Does the attached, only build-tested patch fix your issue? Thx.
Created attachment 301560 [details] test fix Remove ucode revision checking.
Yes, the patch disables LWP on all cores. Tested with a Git HEAD kernel.
Thanks for testing, lemme do a proper patch.
ILL this problem exists only with AMD Bulldozer Family 15h microprocessor micro-architecture https://en.wikipedia.org/wiki/Bulldozer_(microarchitecture) with "Clustered Multithreading" (CMT), which is distinct from hyperthreading https://en.wikipedia.org/wiki/Hyper-threading AMD calls this design a "Module". 1 module = 2 integer + 1 FPU cores.
> only with AMD Bulldozer Family Bulldozer, Piledriver, Steamroller and Excavator are all affected.
(In reply to Ștefan Talpalaru from comment #24) > > only with AMD Bulldozer Family > > Bulldozer, Piledriver, Steamroller and Excavator are all affected. Yes, whole AMD "Heavy equipment" family (Bulldozer-based). Maybe there'll be some benefit for multi-kernel hyper-threaded AMD Zen-based CPUs in using previous code path?
Fix on its way upstream: df76acb227a0 ("x86/microcode/AMD: Attempt applying on every logical thread") We're done here.
Turns out this is not as easy - I've retracted this fix as it is a bit lacking in some situations. A better solution is forthcoming.

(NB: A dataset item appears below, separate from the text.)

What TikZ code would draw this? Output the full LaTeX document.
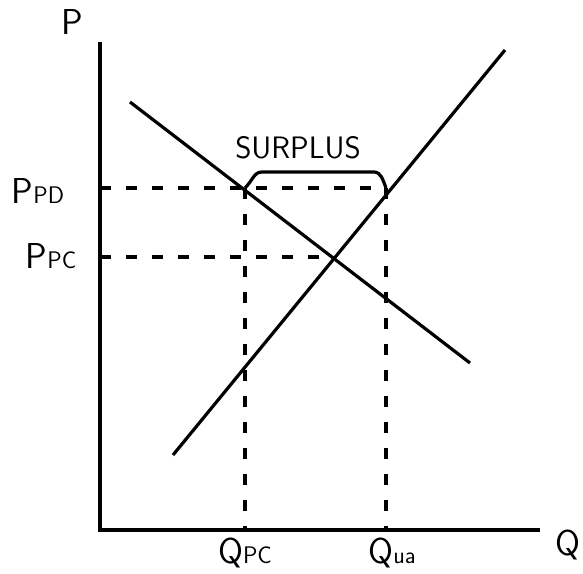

Thx.
Ok, I have had some time finally to do a second version of the fix. Pls give it a try. Thx.
Created attachment 302939 [details] Test fix v2 Second version of the fix, just early patching.
Second patch tested and working as advertised. LWP is now disabled on all cores.
Thanks, I'll add your Tested-by and queue it along with a couple more fixes.